WHAT YOU NEED TO DO
The records that follow are to be transcribed in full, without their images.

[Rows from a dataset of charts and code]
== == ==
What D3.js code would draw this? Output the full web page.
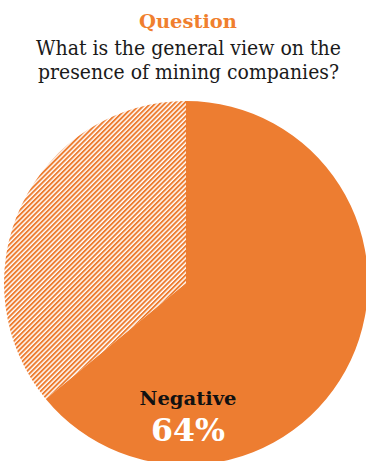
<!DOCTYPE html>
<html>
<head>
<meta charset="utf-8">
<script src="https://cdn.jsdelivr.net/npm/d3@7"></script>
<style>
  html, body { margin: 0; padding: 0; background: #ffffff; overflow: hidden; }
  svg { display: block; }
</style>
</head>
<body>
<div id="chart"></div>
<script>
// Survey answers: share of respondents per view
const categories = ["Negative", "Other"];
const values = [64, 36];
const labelled = ["Negative"];

const kicker = "Question";
const questionLines = ["What is the general view on the", "presence of mining companies?"];

const W = 366, H = 461;
const orange = "#ED7D31";

const svg = d3.select("#chart").append("svg")
  .attr("width", W).attr("height", H);

// diagonal hatch used for the unlabelled slice
const defs = svg.append("defs");
const hatch = defs.append("pattern")
  .attr("id", "hatch")
  .attr("patternUnits", "userSpaceOnUse")
  .attr("width", 3.4).attr("height", 3.4)
  .attr("patternTransform", "rotate(45)");
hatch.append("rect").attr("width", 3.4).attr("height", 3.4).attr("fill", "#ffffff");
hatch.append("rect").attr("x", 0).attr("y", 0).attr("width", 1.95).attr("height", 3.4).attr("fill", orange);

// heading
const head = svg.append("g").attr("text-anchor", "middle");
head.append("text")
  .attr("x", 188).attr("y", 28)
  .attr("font-family", "'DejaVu Serif', serif")
  .attr("font-weight", "bold")
  .attr("font-size", 19)
  .attr("fill", "#F07F2E")
  .attr("textLength", 98).attr("lengthAdjust", "spacingAndGlyphs")
  .text(kicker);

const lineWidths = [305, 301];
questionLines.forEach((t, i) => {
  head.append("text")
    .attr("x", 188.5).attr("y", 55 + i * 24)
    .attr("font-family", "'DejaVu Serif Condensed', 'DejaVu Serif', serif")
    .attr("font-size", 20.5)
    .attr("fill", "#1a1a1a")
    .attr("textLength", lineWidths[i]).attr("lengthAdjust", "spacingAndGlyphs")
    .text(t);
});

// pie
const cx = 186, cy = 283, r = 182;
const data = categories.map((c, i) => ({ category: c, value: values[i] }));
const pie = d3.pie().sort(null).value(d => d.value).startAngle(0).endAngle(2 * Math.PI);
const arc = d3.arc().innerRadius(0).outerRadius(r);

const g = svg.append("g").attr("transform", `translate(${cx},${cy})`);
g.selectAll("path.slice")
  .data(pie(data))
  .join("path")
  .attr("class", "slice")
  .attr("d", arc)
  .attr("fill", d => labelled.includes(d.data.category) ? orange : "url(#hatch)");

// slice label
const lab = g.append("g").attr("text-anchor", "middle");
data.filter(d => labelled.includes(d.category)).forEach(d => {
  lab.append("text")
    .attr("x", 2).attr("y", 122)
    .attr("font-family", "'DejaVu Serif', serif")
    .attr("font-weight", "bold")
    .attr("font-size", 19)
    .attr("fill", "#111111")
    .attr("textLength", 97).attr("lengthAdjust", "spacingAndGlyphs")
    .text(d.category);
  lab.append("text")
    .attr("x", 2).attr("y", 158)
    .attr("font-family", "'DejaVu Serif', serif")
    .attr("font-weight", "bold")
    .attr("font-size", 32)
    .attr("fill", "#ffffff")
    .attr("textLength", 74).attr("lengthAdjust", "spacingAndGlyphs")
    .text(d.value + "%");
});
</script>
</body>
</html>
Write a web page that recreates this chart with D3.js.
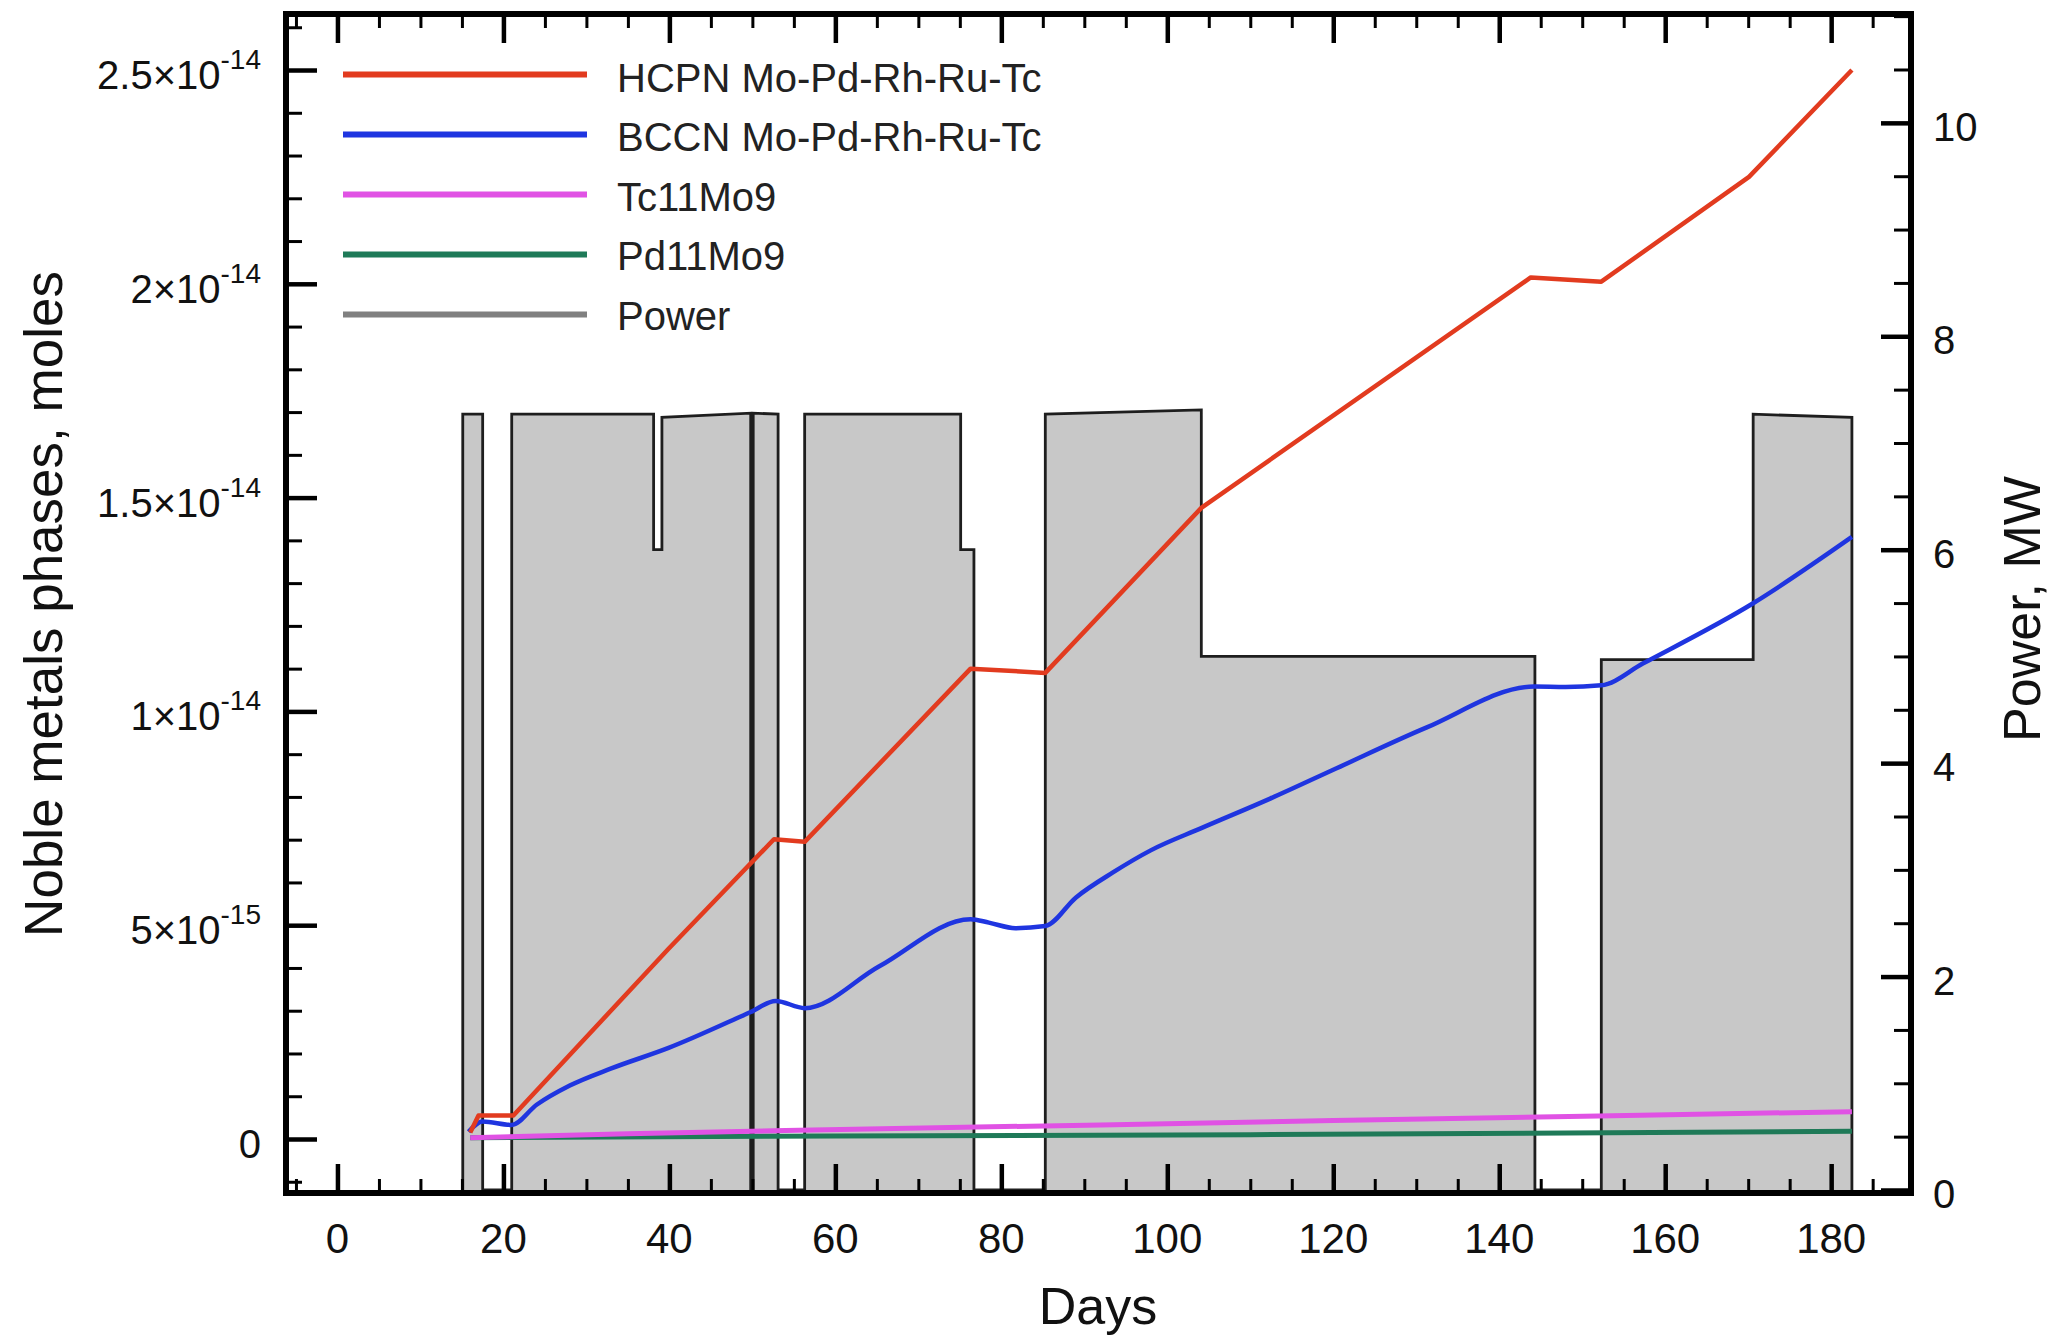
== == ==
COMPLETED TASK
What D3.js code would draw this? Output the full web page.
<!DOCTYPE html>
<html>
<head>
<meta charset="utf-8">
<script src="https://cdn.jsdelivr.net/npm/d3@7"></script>
<style>
  html, body { margin: 0; padding: 0; background: #ffffff; overflow: hidden; }
  svg { display: block; }
</style>
</head>
<body>
<div id="chart"></div>
<script>
// Survey answers: share of respondents per view
const categories = ["Negative", "Other"];
const values = [64, 36];
const labelled = ["Negative"];

const kicker = "Question";
const questionLines = ["What is the general view on the", "presence of mining companies?"];

const W = 366, H = 461;
const orange = "#ED7D31";

const svg = d3.select("#chart").append("svg")
  .attr("width", W).attr("height", H);

// diagonal hatch used for the unlabelled slice
const defs = svg.append("defs");
const hatch = defs.append("pattern")
  .attr("id", "hatch")
  .attr("patternUnits", "userSpaceOnUse")
  .attr("width", 3.4).attr("height", 3.4)
  .attr("patternTransform", "rotate(45)");
hatch.append("rect").attr("width", 3.4).attr("height", 3.4).attr("fill", "#ffffff");
hatch.append("rect").attr("x", 0).attr("y", 0).attr("width", 1.95).attr("height", 3.4).attr("fill", orange);

// heading
const head = svg.append("g").attr("text-anchor", "middle");
head.append("text")
  .attr("x", 188).attr("y", 28)
  .attr("font-family", "'DejaVu Serif', serif")
  .attr("font-weight", "bold")
  .attr("font-size", 19)
  .attr("fill", "#F07F2E")
  .attr("textLength", 98).attr("lengthAdjust", "spacingAndGlyphs")
  .text(kicker);

const lineWidths = [305, 301];
questionLines.forEach((t, i) => {
  head.append("text")
    .attr("x", 188.5).attr("y", 55 + i * 24)
    .attr("font-family", "'DejaVu Serif Condensed', 'DejaVu Serif', serif")
    .attr("font-size", 20.5)
    .attr("fill", "#1a1a1a")
    .attr("textLength", lineWidths[i]).attr("lengthAdjust", "spacingAndGlyphs")
    .text(t);
});

// pie
const cx = 186, cy = 283, r = 182;
const data = categories.map((c, i) => ({ category: c, value: values[i] }));
const pie = d3.pie().sort(null).value(d => d.value).startAngle(0).endAngle(2 * Math.PI);
const arc = d3.arc().innerRadius(0).outerRadius(r);

const g = svg.append("g").attr("transform", `translate(${cx},${cy})`);
g.selectAll("path.slice")
  .data(pie(data))
  .join("path")
  .attr("class", "slice")
  .attr("d", arc)
  .attr("fill", d => labelled.includes(d.data.category) ? orange : "url(#hatch)");

// slice label
const lab = g.append("g").attr("text-anchor", "middle");
data.filter(d => labelled.includes(d.category)).forEach(d => {
  lab.append("text")
    .attr("x", 2).attr("y", 122)
    .attr("font-family", "'DejaVu Serif', serif")
    .attr("font-weight", "bold")
    .attr("font-size", 19)
    .attr("fill", "#111111")
    .attr("textLength", 97).attr("lengthAdjust", "spacingAndGlyphs")
    .text(d.category);
  lab.append("text")
    .attr("x", 2).attr("y", 158)
    .attr("font-family", "'DejaVu Serif', serif")
    .attr("font-weight", "bold")
    .attr("font-size", 32)
    .attr("fill", "#ffffff")
    .attr("textLength", 74).attr("lengthAdjust", "spacingAndGlyphs")
    .text(d.value + "%");
});
</script>
</body>
</html>
Write a web page that recreates this chart with D3.js.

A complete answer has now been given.